*Task statement*:
Repeat every line of the data exactly, but not the pictures.

---+---

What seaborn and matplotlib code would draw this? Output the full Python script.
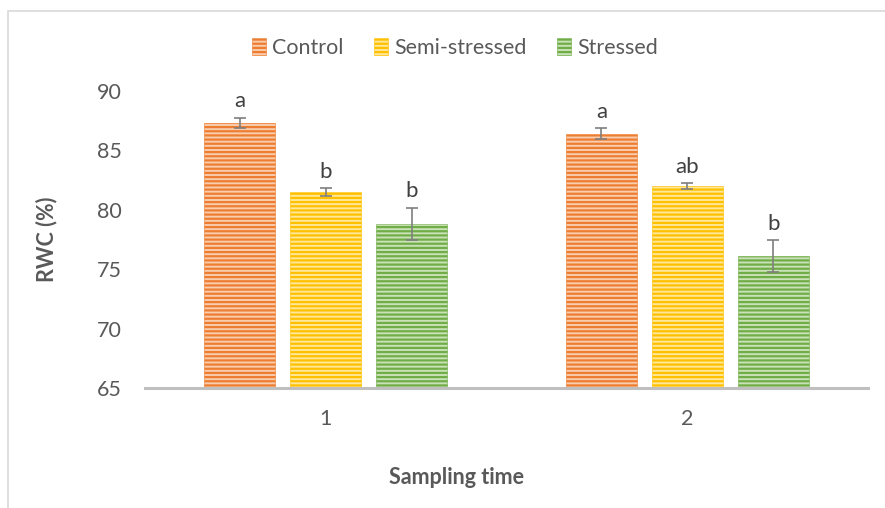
import matplotlib
matplotlib.use("Agg")
import matplotlib.pyplot as plt
import seaborn as sns
import pandas as pd
import numpy as np
from matplotlib.patches import Patch, Rectangle

times = ["1", "2"]
treatments = ["Control", "Semi-stressed", "Stressed"]
control = [87.3, 86.4]
semi = [81.5, 82.0]
stressed = [78.8, 76.1]
control_err = [0.45, 0.45]
semi_err = [0.3, 0.25]
stressed_err = [1.35, 1.35]
letters = {"Control": ["a", "a"], "Semi-stressed": ["b", "ab"], "Stressed": ["b", "b"]}

main_colors = ["#ED7D31", "#FFC000", "#70AD47"]
tints = ["#F9CDAE", "#FFE89A", "#C9E2B8"]

values = {"Control": control, "Semi-stressed": semi, "Stressed": stressed}
errs = {"Control": control_err, "Semi-stressed": semi_err, "Stressed": stressed_err}

rows = []
for t in treatments:
    for i, tm in enumerate(times):
        rows.append({"time": tm, "treatment": t, "rwc": values[t][i]})
df = pd.DataFrame(rows)

sns.set_theme(style="white")
plt.rcParams["font.family"] = ["Lato", "DejaVu Sans"]
plt.rcParams["hatch.linewidth"] = 1.6

fig = plt.figure(figsize=(8.85, 5.08), dpi=100)
ax = fig.add_axes([145/885, 1-388/508, (868-145)/885, (388-91)/508])

sns.barplot(data=df, x="time", y="rwc", hue="treatment", hue_order=treatments,
            order=times, palette=main_colors, width=0.713, gap=0.174,
            errorbar=None, ax=ax, legend=False)

bar_containers = list(ax.containers)
for ci, cont in enumerate(bar_containers):
    t = treatments[ci]
    for j, bar in enumerate(cont):
        bar.set_facecolor(tints[ci])
        bar.set_edgecolor(main_colors[ci])
        bar.set_hatch("----")
        bar.set_linewidth(0.4)
        cx = bar.get_x() + bar.get_width() / 2
        v = values[t][j]
        e = errs[t][j]
        ax.errorbar(cx, v, yerr=e, color="#7F7F7F", capsize=4, elinewidth=1.2,
                    capthick=1.2, fmt="none", zorder=5)
        ax.text(cx, v + e + 0.55, letters[t][j], ha="center", va="bottom",
                fontsize=16, color="#404040", clip_on=False)

ax.set_ylim(65, 90)
ax.set_xlim(-0.5, 1.5)
ax.set_yticks([65, 70, 75, 80, 85, 90])
for s in ["top", "right", "left"]:
    ax.spines[s].set_visible(False)
ax.spines["bottom"].set_color("#BFBFBF")
ax.spines["bottom"].set_linewidth(2.2)
ax.tick_params(axis="both", length=0, labelsize=15.5, labelcolor="#595959")
ax.tick_params(axis="y", pad=17)
ax.tick_params(axis="x", pad=15)
ax.set_xlabel("Sampling time", fontsize=15.5, fontweight="bold", color="#595959", va="center")
ax.set_ylabel("RWC (%)", fontsize=15.5, fontweight="bold", color="#595959", va="center")
ax.xaxis.set_label_coords((457-145)/723, (388-478)/297)
ax.yaxis.set_label_coords((47-145)/723, 0.5)

handles = [Patch(facecolor=tints[i], edgecolor=main_colors[i], hatch="----", linewidth=0.4)
           for i in range(3)]
fig.legend(handles, treatments, loc="center", bbox_to_anchor=(0.514, 1-48/508), ncol=3,
           frameon=False, fontsize=15.5, labelcolor="#595959", handlelength=0.65,
           handleheight=0.85, handletextpad=0.3, columnspacing=1.4)

fig.patches.append(Rectangle((8/885, -0.05), 1.2, 1-11/508+0.05, transform=fig.transFigure,
                             fill=False, edgecolor="#D9D9D9", linewidth=1.2))

fig.savefig("out.png", dpi=100)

---+---

*Answer to the problem*:
What seaborn and matplotlib code would draw this? Output the full Python script.
import matplotlib
matplotlib.use("Agg")
import matplotlib.pyplot as plt
import seaborn as sns
import pandas as pd
import numpy as np
from matplotlib.patches import Patch, Rectangle

times = ["1", "2"]
treatments = ["Control", "Semi-stressed", "Stressed"]
control = [87.3, 86.4]
semi = [81.5, 82.0]
stressed = [78.8, 76.1]
control_err = [0.45, 0.45]
semi_err = [0.3, 0.25]
stressed_err = [1.35, 1.35]
letters = {"Control": ["a", "a"], "Semi-stressed": ["b", "ab"], "Stressed": ["b", "b"]}

main_colors = ["#ED7D31", "#FFC000", "#70AD47"]
tints = ["#F9CDAE", "#FFE89A", "#C9E2B8"]

values = {"Control": control, "Semi-stressed": semi, "Stressed": stressed}
errs = {"Control": control_err, "Semi-stressed": semi_err, "Stressed": stressed_err}

rows = []
for t in treatments:
    for i, tm in enumerate(times):
        rows.append({"time": tm, "treatment": t, "rwc": values[t][i]})
df = pd.DataFrame(rows)

sns.set_theme(style="white")
plt.rcParams["font.family"] = ["Lato", "DejaVu Sans"]
plt.rcParams["hatch.linewidth"] = 1.6

fig = plt.figure(figsize=(8.85, 5.08), dpi=100)
ax = fig.add_axes([145/885, 1-388/508, (868-145)/885, (388-91)/508])

sns.barplot(data=df, x="time", y="rwc", hue="treatment", hue_order=treatments,
            order=times, palette=main_colors, width=0.713, gap=0.174,
            errorbar=None, ax=ax, legend=False)

bar_containers = list(ax.containers)
for ci, cont in enumerate(bar_containers):
    t = treatments[ci]
    for j, bar in enumerate(cont):
        bar.set_facecolor(tints[ci])
        bar.set_edgecolor(main_colors[ci])
        bar.set_hatch("----")
        bar.set_linewidth(0.4)
        cx = bar.get_x() + bar.get_width() / 2
        v = values[t][j]
        e = errs[t][j]
        ax.errorbar(cx, v, yerr=e, color="#7F7F7F", capsize=4, elinewidth=1.2,
                    capthick=1.2, fmt="none", zorder=5)
        ax.text(cx, v + e + 0.55, letters[t][j], ha="center", va="bottom",
                fontsize=16, color="#404040", clip_on=False)

ax.set_ylim(65, 90)
ax.set_xlim(-0.5, 1.5)
ax.set_yticks([65, 70, 75, 80, 85, 90])
for s in ["top", "right", "left"]:
    ax.spines[s].set_visible(False)
ax.spines["bottom"].set_color("#BFBFBF")
ax.spines["bottom"].set_linewidth(2.2)
ax.tick_params(axis="both", length=0, labelsize=15.5, labelcolor="#595959")
ax.tick_params(axis="y", pad=17)
ax.tick_params(axis="x", pad=15)
ax.set_xlabel("Sampling time", fontsize=15.5, fontweight="bold", color="#595959", va="center")
ax.set_ylabel("RWC (%)", fontsize=15.5, fontweight="bold", color="#595959", va="center")
ax.xaxis.set_label_coords((457-145)/723, (388-478)/297)
ax.yaxis.set_label_coords((47-145)/723, 0.5)

handles = [Patch(facecolor=tints[i], edgecolor=main_colors[i], hatch="----", linewidth=0.4)
           for i in range(3)]
fig.legend(handles, treatments, loc="center", bbox_to_anchor=(0.514, 1-48/508), ncol=3,
           frameon=False, fontsize=15.5, labelcolor="#595959", handlelength=0.65,
           handleheight=0.85, handletextpad=0.3, columnspacing=1.4)

fig.patches.append(Rectangle((8/885, -0.05), 1.2, 1-11/508+0.05, transform=fig.transFigure,
                             fill=False, edgecolor="#D9D9D9", linewidth=1.2))

fig.savefig("out.png", dpi=100)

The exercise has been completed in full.